YOUR GOAL =
Exactly the lines from the start of the data below through the line that contains "from matplotlib.ticker import" are to be copied, with pictures left out.

%%

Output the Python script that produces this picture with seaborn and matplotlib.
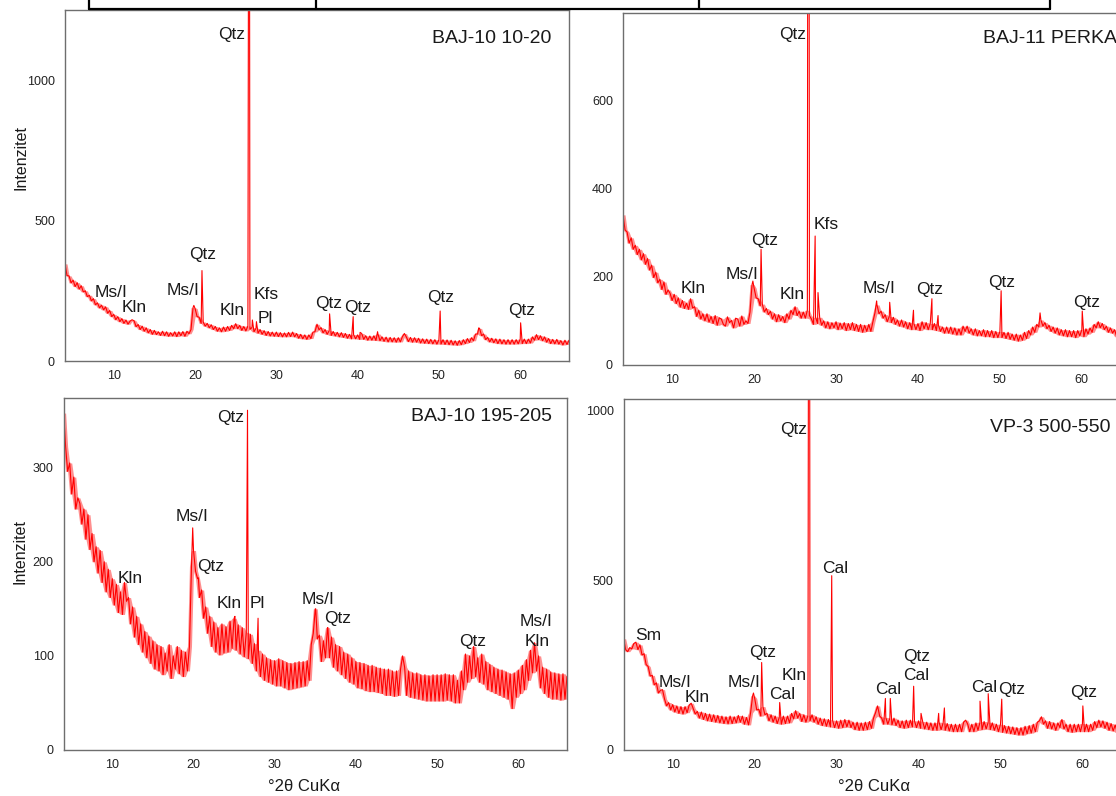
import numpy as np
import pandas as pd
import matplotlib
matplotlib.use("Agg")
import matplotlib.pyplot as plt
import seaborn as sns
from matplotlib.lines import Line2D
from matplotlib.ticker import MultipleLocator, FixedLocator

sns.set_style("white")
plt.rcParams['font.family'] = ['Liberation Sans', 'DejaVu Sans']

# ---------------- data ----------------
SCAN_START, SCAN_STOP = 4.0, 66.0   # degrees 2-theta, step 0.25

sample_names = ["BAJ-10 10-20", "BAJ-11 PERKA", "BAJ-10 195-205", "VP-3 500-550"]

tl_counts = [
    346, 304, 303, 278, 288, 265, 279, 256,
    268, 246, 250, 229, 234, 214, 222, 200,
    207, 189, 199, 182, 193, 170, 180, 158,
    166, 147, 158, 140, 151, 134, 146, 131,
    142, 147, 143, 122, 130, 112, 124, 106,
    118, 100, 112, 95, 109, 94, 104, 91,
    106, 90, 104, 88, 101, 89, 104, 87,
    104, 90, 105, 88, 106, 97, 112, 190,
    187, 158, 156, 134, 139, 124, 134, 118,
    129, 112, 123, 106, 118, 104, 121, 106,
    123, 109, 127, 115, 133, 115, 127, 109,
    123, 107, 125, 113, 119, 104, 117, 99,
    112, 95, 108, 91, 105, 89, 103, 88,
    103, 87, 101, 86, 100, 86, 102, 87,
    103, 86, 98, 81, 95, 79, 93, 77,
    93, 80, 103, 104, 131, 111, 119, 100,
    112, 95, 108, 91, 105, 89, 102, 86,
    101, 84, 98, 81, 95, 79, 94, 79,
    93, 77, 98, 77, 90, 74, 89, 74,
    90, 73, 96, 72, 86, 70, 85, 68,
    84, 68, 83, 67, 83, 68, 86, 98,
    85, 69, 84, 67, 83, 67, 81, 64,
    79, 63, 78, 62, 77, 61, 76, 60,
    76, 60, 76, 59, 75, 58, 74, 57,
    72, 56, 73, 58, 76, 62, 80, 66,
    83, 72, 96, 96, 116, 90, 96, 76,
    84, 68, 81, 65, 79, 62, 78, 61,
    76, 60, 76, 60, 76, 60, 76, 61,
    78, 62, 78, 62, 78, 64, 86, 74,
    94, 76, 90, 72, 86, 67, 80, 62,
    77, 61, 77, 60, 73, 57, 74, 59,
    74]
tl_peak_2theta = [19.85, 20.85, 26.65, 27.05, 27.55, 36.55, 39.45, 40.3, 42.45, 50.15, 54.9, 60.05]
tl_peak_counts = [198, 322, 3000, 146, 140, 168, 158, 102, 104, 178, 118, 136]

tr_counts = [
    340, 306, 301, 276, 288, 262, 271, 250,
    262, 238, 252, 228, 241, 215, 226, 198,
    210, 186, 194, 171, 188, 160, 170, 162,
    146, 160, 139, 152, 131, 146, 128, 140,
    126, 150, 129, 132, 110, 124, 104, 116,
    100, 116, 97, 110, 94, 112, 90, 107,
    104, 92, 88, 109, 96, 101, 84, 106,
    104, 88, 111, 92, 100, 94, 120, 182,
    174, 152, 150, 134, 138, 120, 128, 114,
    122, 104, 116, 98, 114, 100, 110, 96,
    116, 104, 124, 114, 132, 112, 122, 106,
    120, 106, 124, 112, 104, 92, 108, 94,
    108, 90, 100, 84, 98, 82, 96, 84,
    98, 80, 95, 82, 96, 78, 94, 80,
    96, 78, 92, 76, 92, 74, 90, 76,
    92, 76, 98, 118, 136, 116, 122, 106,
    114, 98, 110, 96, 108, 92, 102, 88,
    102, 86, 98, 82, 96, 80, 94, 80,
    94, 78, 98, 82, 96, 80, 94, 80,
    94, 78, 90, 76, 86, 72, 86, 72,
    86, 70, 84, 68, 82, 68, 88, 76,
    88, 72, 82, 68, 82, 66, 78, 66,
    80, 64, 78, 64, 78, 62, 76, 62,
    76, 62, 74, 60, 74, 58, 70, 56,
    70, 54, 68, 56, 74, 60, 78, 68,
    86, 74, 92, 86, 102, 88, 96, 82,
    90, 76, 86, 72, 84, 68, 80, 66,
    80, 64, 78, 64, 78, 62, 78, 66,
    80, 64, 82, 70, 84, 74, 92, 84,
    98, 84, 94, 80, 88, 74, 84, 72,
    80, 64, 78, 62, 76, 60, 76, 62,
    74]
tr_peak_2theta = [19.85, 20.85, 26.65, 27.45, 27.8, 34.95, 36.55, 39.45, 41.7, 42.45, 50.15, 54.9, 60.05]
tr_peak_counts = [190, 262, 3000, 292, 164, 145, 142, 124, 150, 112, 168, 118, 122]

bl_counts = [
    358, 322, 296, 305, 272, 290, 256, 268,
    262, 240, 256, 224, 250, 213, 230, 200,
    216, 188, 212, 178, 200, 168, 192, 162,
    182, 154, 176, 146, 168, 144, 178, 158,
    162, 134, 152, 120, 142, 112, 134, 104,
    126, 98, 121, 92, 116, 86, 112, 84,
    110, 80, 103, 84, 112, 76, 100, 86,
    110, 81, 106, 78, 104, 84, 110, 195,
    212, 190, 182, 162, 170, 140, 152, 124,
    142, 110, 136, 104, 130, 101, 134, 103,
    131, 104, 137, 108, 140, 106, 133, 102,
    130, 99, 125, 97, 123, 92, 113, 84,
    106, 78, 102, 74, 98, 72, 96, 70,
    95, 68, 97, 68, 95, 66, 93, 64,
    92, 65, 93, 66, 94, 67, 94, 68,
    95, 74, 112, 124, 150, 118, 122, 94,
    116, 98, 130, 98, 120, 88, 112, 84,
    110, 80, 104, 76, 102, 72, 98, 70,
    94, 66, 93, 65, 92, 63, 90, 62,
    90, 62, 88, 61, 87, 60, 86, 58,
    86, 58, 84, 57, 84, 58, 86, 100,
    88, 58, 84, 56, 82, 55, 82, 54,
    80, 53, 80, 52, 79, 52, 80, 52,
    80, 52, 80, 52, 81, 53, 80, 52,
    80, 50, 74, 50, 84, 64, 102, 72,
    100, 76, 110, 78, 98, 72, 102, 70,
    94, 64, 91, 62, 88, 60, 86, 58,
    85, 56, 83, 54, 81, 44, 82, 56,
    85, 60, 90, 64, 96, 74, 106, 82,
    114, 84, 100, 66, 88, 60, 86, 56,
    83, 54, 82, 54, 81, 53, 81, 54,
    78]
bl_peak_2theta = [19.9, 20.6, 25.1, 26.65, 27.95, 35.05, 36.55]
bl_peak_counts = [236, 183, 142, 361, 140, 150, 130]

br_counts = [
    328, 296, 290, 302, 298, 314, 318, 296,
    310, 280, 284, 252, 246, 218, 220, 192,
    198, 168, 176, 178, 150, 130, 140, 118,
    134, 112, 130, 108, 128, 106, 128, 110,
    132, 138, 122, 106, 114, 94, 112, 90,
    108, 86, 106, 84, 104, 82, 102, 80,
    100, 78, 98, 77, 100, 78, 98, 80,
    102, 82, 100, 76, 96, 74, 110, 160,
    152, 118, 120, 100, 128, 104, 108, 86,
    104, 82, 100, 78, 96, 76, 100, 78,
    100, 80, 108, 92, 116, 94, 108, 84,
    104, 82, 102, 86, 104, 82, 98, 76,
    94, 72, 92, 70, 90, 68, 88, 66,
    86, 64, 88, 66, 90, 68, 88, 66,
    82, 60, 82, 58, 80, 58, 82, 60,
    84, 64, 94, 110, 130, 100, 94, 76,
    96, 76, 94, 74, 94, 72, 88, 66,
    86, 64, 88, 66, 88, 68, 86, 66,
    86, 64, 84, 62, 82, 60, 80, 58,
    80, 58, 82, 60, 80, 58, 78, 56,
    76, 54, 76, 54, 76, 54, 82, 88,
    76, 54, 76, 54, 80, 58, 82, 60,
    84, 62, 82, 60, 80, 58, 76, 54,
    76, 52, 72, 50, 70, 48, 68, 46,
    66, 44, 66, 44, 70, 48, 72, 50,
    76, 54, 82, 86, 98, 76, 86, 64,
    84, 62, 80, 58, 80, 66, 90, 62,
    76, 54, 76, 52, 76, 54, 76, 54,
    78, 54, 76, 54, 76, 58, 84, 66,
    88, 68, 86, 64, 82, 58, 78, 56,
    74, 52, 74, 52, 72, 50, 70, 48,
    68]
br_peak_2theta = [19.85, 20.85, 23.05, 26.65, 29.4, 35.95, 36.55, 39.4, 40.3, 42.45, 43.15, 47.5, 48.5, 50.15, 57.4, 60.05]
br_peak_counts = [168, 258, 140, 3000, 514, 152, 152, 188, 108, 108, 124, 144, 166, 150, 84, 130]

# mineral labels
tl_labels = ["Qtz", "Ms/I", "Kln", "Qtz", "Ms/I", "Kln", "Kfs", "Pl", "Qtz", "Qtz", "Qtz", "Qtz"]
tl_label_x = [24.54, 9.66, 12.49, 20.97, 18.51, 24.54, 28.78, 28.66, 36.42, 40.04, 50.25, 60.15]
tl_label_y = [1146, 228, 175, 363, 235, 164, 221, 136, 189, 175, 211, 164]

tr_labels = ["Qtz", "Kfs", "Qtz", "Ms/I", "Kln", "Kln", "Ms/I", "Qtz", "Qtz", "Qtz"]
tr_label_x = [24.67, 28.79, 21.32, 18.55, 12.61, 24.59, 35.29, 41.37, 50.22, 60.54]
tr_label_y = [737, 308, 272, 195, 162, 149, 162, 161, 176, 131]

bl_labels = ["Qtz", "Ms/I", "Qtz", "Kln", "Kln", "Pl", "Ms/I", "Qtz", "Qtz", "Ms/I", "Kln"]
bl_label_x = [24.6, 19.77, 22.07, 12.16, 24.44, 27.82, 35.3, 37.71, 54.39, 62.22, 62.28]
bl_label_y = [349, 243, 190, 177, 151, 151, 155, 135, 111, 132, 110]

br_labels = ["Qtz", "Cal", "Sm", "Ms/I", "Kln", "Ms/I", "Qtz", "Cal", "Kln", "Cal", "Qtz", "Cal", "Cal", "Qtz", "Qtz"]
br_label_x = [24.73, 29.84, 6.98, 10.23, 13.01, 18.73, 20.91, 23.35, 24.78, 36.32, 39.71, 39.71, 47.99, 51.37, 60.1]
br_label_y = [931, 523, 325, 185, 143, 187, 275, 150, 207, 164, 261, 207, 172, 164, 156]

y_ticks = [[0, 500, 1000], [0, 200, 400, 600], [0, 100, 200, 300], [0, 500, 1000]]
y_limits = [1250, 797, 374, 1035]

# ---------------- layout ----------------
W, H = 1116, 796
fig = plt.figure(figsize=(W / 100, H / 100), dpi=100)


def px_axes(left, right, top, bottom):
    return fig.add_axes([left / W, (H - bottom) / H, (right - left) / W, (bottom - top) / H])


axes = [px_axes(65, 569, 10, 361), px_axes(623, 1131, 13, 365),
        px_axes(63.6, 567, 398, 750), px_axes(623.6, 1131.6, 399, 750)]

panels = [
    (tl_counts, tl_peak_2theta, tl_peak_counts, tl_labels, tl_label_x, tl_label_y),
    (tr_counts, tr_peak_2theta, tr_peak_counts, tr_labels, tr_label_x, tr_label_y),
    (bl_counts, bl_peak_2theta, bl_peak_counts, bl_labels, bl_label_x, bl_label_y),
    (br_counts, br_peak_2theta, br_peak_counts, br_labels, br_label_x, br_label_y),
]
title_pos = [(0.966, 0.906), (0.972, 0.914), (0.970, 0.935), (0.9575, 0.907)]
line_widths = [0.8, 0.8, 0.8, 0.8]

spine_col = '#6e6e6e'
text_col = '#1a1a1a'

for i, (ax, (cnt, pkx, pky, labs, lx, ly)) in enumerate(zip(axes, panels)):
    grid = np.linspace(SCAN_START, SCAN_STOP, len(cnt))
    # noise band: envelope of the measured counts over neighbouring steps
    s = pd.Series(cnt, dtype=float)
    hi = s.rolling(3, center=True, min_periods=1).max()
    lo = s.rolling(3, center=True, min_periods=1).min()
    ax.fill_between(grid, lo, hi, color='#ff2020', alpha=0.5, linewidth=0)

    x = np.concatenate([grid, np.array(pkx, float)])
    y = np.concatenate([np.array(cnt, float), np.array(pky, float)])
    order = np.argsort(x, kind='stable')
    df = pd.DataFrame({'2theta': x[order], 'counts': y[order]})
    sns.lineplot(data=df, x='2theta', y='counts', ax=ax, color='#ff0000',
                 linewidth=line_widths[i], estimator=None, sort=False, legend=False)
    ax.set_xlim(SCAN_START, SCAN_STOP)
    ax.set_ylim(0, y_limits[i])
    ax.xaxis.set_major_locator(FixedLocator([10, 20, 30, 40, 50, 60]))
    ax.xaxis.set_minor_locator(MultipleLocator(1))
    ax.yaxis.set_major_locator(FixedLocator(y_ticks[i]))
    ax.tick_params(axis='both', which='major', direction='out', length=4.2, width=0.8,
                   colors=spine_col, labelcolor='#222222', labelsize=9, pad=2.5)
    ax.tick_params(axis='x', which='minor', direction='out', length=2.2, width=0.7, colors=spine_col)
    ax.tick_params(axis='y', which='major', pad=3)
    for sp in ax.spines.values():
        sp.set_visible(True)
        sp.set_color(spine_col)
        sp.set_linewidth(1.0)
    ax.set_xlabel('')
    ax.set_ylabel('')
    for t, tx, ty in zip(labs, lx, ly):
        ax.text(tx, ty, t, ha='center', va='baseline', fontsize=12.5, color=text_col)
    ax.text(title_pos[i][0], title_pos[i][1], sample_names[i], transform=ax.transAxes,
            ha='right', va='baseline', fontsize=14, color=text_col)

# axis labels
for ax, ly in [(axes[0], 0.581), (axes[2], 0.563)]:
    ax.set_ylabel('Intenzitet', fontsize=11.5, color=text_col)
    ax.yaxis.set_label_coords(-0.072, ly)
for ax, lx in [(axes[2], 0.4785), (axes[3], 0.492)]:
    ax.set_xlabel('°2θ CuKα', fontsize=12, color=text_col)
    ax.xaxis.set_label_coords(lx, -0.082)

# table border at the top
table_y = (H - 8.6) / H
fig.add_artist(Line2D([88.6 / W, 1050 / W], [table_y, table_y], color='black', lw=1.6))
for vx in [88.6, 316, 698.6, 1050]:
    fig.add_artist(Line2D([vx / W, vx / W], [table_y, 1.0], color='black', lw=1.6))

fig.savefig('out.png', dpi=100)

%%

OUTPUT FOR THIS TASK =
Output the Python script that produces this picture with seaborn and matplotlib.
import numpy as np
import pandas as pd
import matplotlib
matplotlib.use("Agg")
import matplotlib.pyplot as plt
import seaborn as sns
from matplotlib.lines import Line2D
from matplotlib.ticker import MultipleLocator, FixedLocator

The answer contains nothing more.